When Prefetching Works, When It Doesn’t, and Why

The Intel® 64 and IA-32 Architectures Optimization Reference Manual

Freja Manual: Prefetching

prefetch 可以隐藏内存访问的 latency. 例如 eigen 的 gebp kernel 就使用了 __builtin_prefetch 来提高 GEMM 性能.

当 backend 支持特定的 prefetch 指令时, gcc 可以:

使用 pass_loop_prefetch 进行 auto prefetch
使用 profile 进行 auto prefetch
使用 __builtin_prefetch 进行 manual prefetch

1.1. benchmark

1.1.1. bisect 测试

为了测试 prefetch 指令对性能的影响, 需要设计一个特殊的测试代码, 以便减小编译器的 insn schedule, hardware out-of-order 以及 hardware prefetch 等对结果造成的影响. 例如为了减少 hardware prefetch 的影响, 需要避免在代码中顺序访问内存.

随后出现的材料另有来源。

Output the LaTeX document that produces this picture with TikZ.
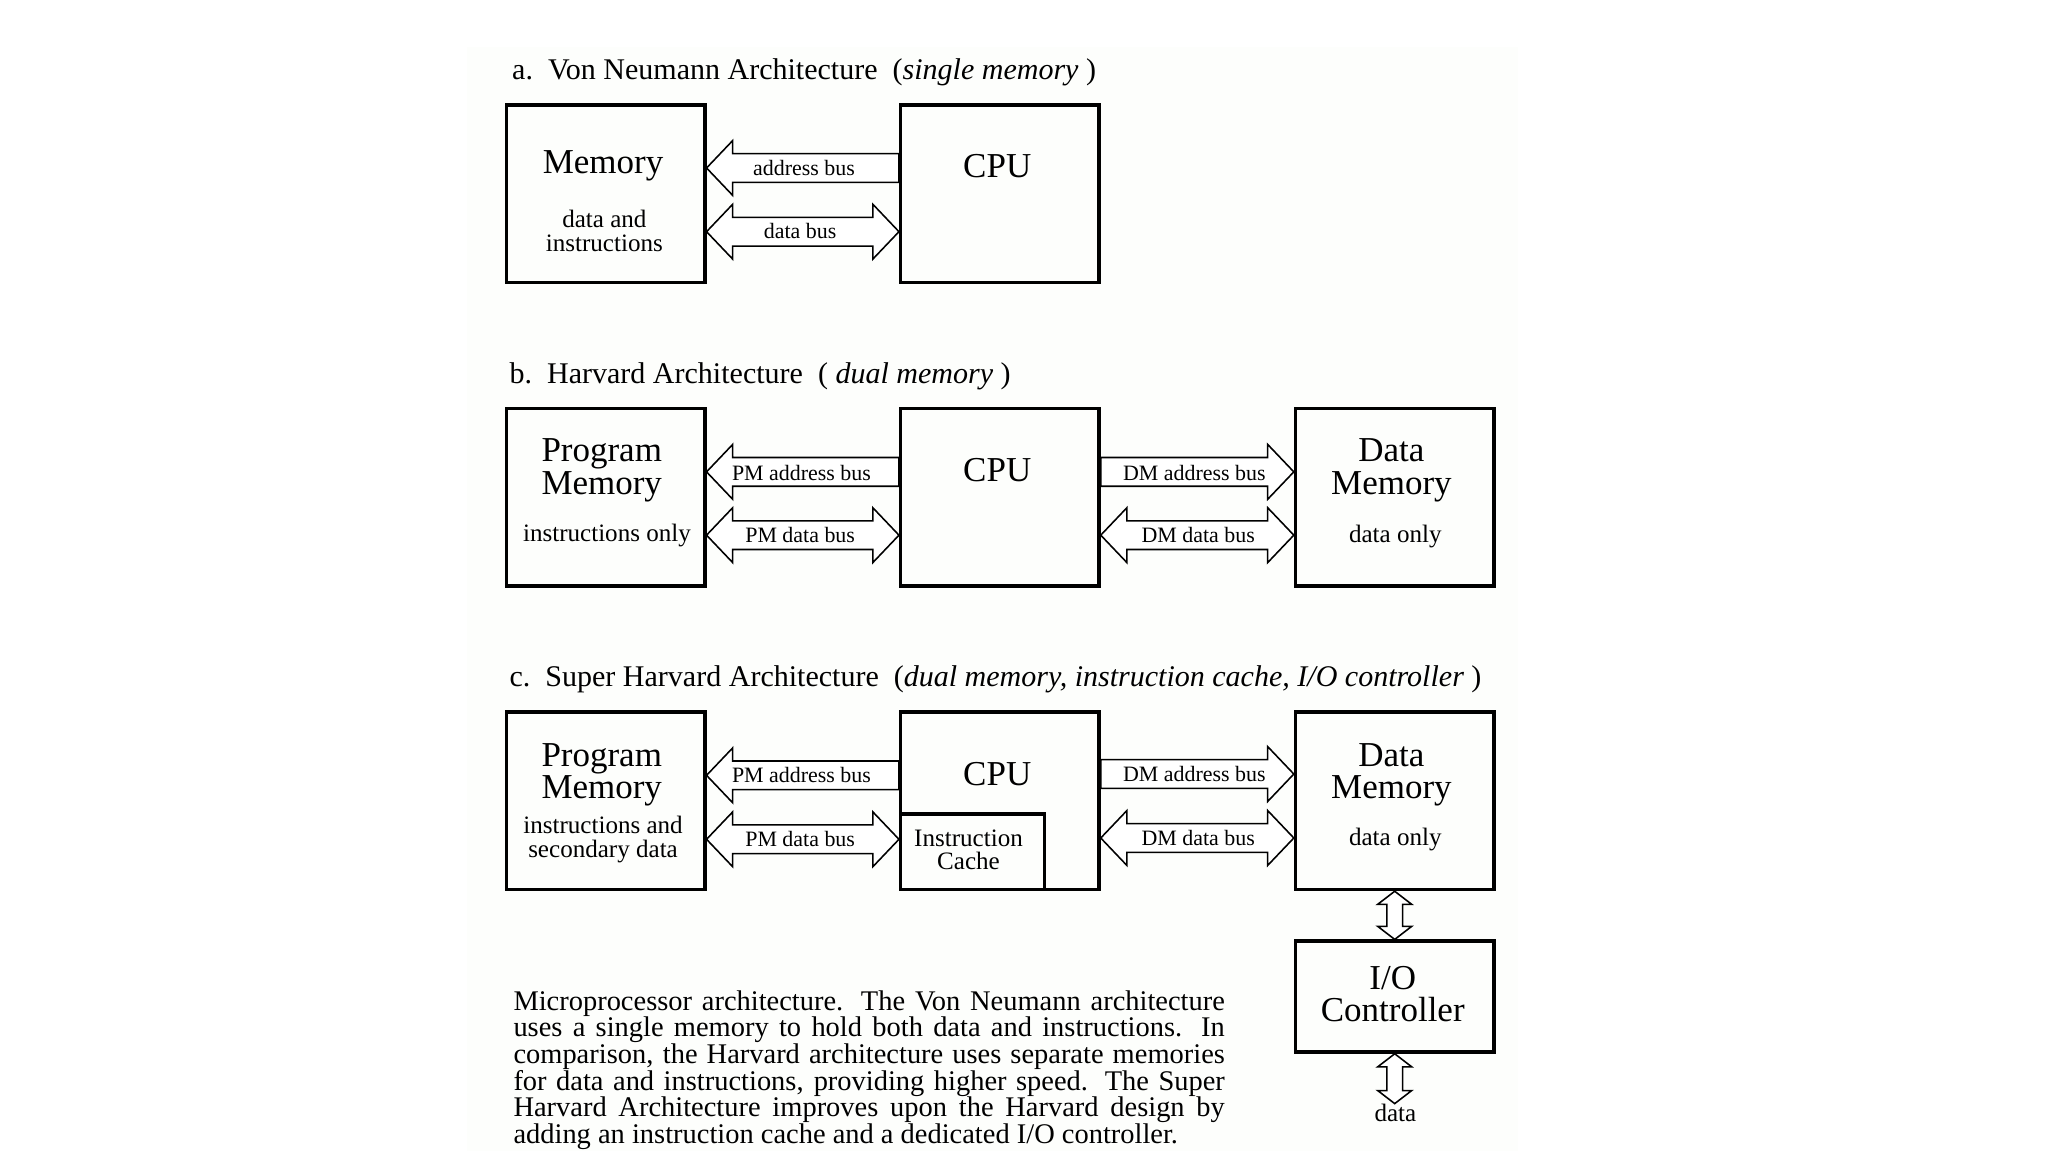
\documentclass[tikz,border=0pt]{standalone}
\usepackage{fontspec}
\setmainfont{Liberation Serif}
\usetikzlibrary{calc}
\definecolor{paper}{RGB}{253,254,252}
\tikzset{
  Block/.style={draw, line width=1.3pt, inner sep=0pt, minimum width=76pt, minimum height=68pt}, % Bloecke
  Bus/.style={draw, line width=.6pt, fill=white, line join=miter}, % Busse
  Title/.style={anchor=base west, inner sep=0pt, font=\fontsize{11.5}{13}\selectfont},
  BigLabel/.style={inner sep=0pt, align=center, font=\fontsize{13.4}{12.5}\selectfont},
  SmallLabel/.style={inner sep=0pt, align=center, font=\fontsize{9.6}{9}\selectfont},
  BusLabel/.style={inner sep=0pt, font=\fontsize{8.4}{10}\selectfont},
  Caption/.style={anchor=base west, inner sep=0pt, text width=272.5pt, align=justify,
    font=\fontsize{10.9}{10.2}\selectfont}
}
% Bus nach links: #1 Spitze, #2 Ende
\newcommand{\BusL}[2]{\draw[Bus] let \p1=(#1), \p2=(#2) in
  (\x1,\y1) -- (\x1+10pt,\y1+10.5pt) -- (\x1+10pt,\y1+5.5pt) -- (\x2,\y1+5.5pt)
  -- (\x2,\y1-5.5pt) -- (\x1+10pt,\y1-5.5pt) -- (\x1+10pt,\y1-10.5pt) -- cycle;}
% Bus nach rechts: #1 Ende, #2 Spitze
\newcommand{\BusR}[2]{\draw[Bus] let \p1=(#1), \p2=(#2) in
  (\x2,\y2) -- (\x2-10pt,\y2+10.5pt) -- (\x2-10pt,\y2+5.5pt) -- (\x1,\y2+5.5pt)
  -- (\x1,\y2-5.5pt) -- (\x2-10pt,\y2-5.5pt) -- (\x2-10pt,\y2-10.5pt) -- cycle;}
% Bus in beide Richtungen
\newcommand{\BusD}[2]{\draw[Bus] let \p1=(#1), \p2=(#2) in
  (\x1,\y1) -- (\x1+10pt,\y1+10.5pt) -- (\x1+10pt,\y1+5.5pt) -- (\x2-10pt,\y1+5.5pt)
  -- (\x2-10pt,\y1+10.5pt) -- (\x2,\y1) -- (\x2-10pt,\y1-10.5pt) -- (\x2-10pt,\y1-5.5pt)
  -- (\x1+10pt,\y1-5.5pt) -- (\x1+10pt,\y1-10.5pt) -- cycle;}
% senkrecht, beide Richtungen: #1 oben, #2 unten
\newcommand{\BusV}[2]{\draw[Bus] let \p1=(#1), \p2=(#2) in
  (\x1,\y1) -- (\x1+6.5pt,\y1-5pt) -- (\x1+3pt,\y1-5pt) -- (\x1+3pt,\y2+5pt)
  -- (\x1+6.5pt,\y2+5pt) -- (\x1,\y2) -- (\x1-6.5pt,\y2+5pt) -- (\x1-3pt,\y2+5pt)
  -- (\x1-3pt,\y1-5pt) -- (\x1-6.5pt,\y1-5pt) -- cycle;}

\begin{document}
\begin{tikzpicture}[x=.5pt, y=-.5pt]
\useasboundingbox (0,0) rectangle (1569,882);
\fill[paper] (358,36) rectangle (1163,882);

%Von Neumann
\node[Title] (titleA) at (392,61) {a.\ \ Von Neumann Architecture\ \ (\textit{single memory} )};
\node[Block] (memA) at (464,148.5) {};
\node[Block] (cpuA) at (766,148.5) {};
\node[BigLabel] (memAtext) at (462,127) {Memory};
\node[SmallLabel] (memAsub) at (463,177) {data and\\instructions};
\node[BigLabel] (cpuAtext) at (764,127) {CPU};

\BusL{memA.east |- 0,128.7}{cpuA.west |- 0,128.7}
\BusD{memA.east |- 0,177.5}{cpuA.west |- 0,177.5}
\node[BusLabel] (addrA) at (616,129) {address bus};
\node[BusLabel] (dataA) at (613,177) {data bus};

%Harvard
\node[Title] (titleB) at (390,294) {b.\ \ Harvard Architecture\ \ ( \textit{dual memory} )};
\node[Block] (pmB) at (464,381) {};
\node[Block] (cpuB) at (766,381) {};
\node[Block] (dmB) at (1068.5,381) {};
\node[BigLabel] (pmBtext) at (461,360.5) {Program\\Memory};
\node[SmallLabel] (pmBsub) at (465,410) {instructions only};
\node[BigLabel] (cpuBtext) at (764,360) {CPU};
\node[BigLabel] (dmBtext) at (1066,360.5) {Data\\Memory};
\node[SmallLabel] (dmBsub) at (1069,411) {data only};

\BusL{pmB.east |- 0,361.5}{cpuB.west |- 0,361.5}
\BusD{pmB.east |- 0,410}{cpuB.west |- 0,410}
\BusR{cpuB.east |- 0,361.5}{dmB.west |- 0,361.5}
\BusD{cpuB.east |- 0,410}{dmB.west |- 0,410}
\node[BusLabel] (pmaB) at (614,362) {PM address bus};
\node[BusLabel] (pmdB) at (613,410) {PM data bus};
\node[BusLabel] (dmaB) at (915,362) {DM address bus};
\node[BusLabel] (dmdB) at (918,410) {DM data bus};

%Super Harvard
\node[Title] (titleC) at (390,526) {c.\ \ Super Harvard Architecture\ \ (\textit{dual memory, instruction cache, I/O controller} )};
\node[Block] (pmC) at (464,613.5) {};
\node[Block] (cpuC) at (766,613.5) {};
\node[Block] (dmC) at (1068.5,613.5) {};
\node[Block, anchor=south west, minimum width=55pt, minimum height=29pt] (cacheC) at (cpuC.south west) {};
\node[Block, minimum height=42.5pt] (ioC) at (1068.5,763.5) {};
\node[BigLabel] (pmCtext) at (461,593.5) {Program\\Memory};
\node[SmallLabel] (pmCsub) at (462,643) {instructions and\\secondary data};
\node[BigLabel] (cpuCtext) at (764,593) {CPU};
\node[SmallLabel] (cacheCtext) at (742,651) {Instruction\\Cache};
\node[BigLabel] (dmCtext) at (1066,593.5) {Data\\Memory};
\node[SmallLabel] (dmCsub) at (1069,643) {data only};
\node[BigLabel] (ioCtext) at (1067,761.5) {I/O\\Controller};

\BusL{pmC.east |- 0,594}{cpuC.west |- 0,594}
\BusD{pmC.east |- 0,643}{cpuC.west |- 0,643}
\BusR{cpuC.east |- 0,593}{dmC.west |- 0,593}
\BusD{cpuC.east |- 0,642}{dmC.west |- 0,642}
\node[BusLabel] (pmaC) at (614,594) {PM address bus};
\node[BusLabel] (pmdC) at (613,643) {PM data bus};
\node[BusLabel] (dmaC) at (915,593) {DM address bus};
\node[BusLabel] (dmdC) at (918,642) {DM data bus};

%I/O
\coordinate (dataEnd) at (1068.5,845.5);
\BusV{dmC.south}{ioC.north}
\BusV{ioC.south}{dataEnd}
\node[SmallLabel] (dataText) at (1069,853) {data};

%Text
\node[Caption] (caption) at (393,774) {Microprocessor architecture.  The Von Neumann architecture\linebreak
uses a single memory to hold both data and instructions.  In\linebreak
comparison, the Harvard architecture uses separate memories\linebreak
for data and instructions, providing higher speed.  The Super\linebreak
Harvard Architecture improves upon the Harvard design by\linebreak
adding an instruction cache and a dedicated I/O controller.};
\end{tikzpicture}
\end{document}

二分查找 (bisect) 是一个比较合适的测试程序

https://stackoverflow.com/questions/7327994/prefetching-examples

#include <stdio.h>
#include <stdlib.h>
#include <time.h>

int bisect(int *d, int N, int key) {
    int lo = 0;
    int hi = N;
    int mid = 0;

    while (lo < hi) {
        mid = (lo + hi) / 2;
#ifdef DO_PREFETCH
        __builtin_prefetch(&d[(mid + 1 + hi) / 2], 0, 1);
        __builtin_prefetch(&d[(lo + mid) / 2], 0, 1);
#endif
        if (d[mid] == key) {
            return mid;
        }
        if (d[mid] < key) {
            lo = mid + 1;
        } else {
            hi = mid;
        }
    }
    return -1;
}

int main() {
    int N = 1024 * 1024 * 512;
    int *data = malloc(N * sizeof(int));
    for (int i = 0; i < N; i++) {
        data[i] = i;
    }
    int N_LOOKUPS = 1024 * 1024 * 8;
    srand(0);
    int *lookups = malloc(N_LOOKUPS * sizeof(int));
    for (int i = 0; i < N_LOOKUPS; i++) {
        lookups[i] = rand() % N;
    }
    for (int i = 0; i < N_LOOKUPS; i++) {
        bisect(data, N, lookups[i]);
    }
    free(data);
    free(lookups);
}

在 `Intel(R) Core(TM) i5-10210U CPU @ 1.60GHz` 上测试结果为:

$> gcc prefetch.c -DDO_PREFETCH -o with-prefetch -std=c11 -O3
$> gcc prefetch.c -o no-prefetch -std=c11 -O3

$> perf stat -e branch-misses,branches,L1-dcache-load-misses,L1-dcache-loads ./with-prefetch 

 Performance counter stats for './with-prefetch':

         5,821,103      branch-misses             #    0.51% of all branches          (74.99%)
     1,149,572,392      branches                                                      (74.99%)
       522,814,225      L1-dcache-load-misses     #   35.37% of all L1-dcache accesses  (75.03%)
     1,478,028,379      L1-dcache-loads                                               (75.00%)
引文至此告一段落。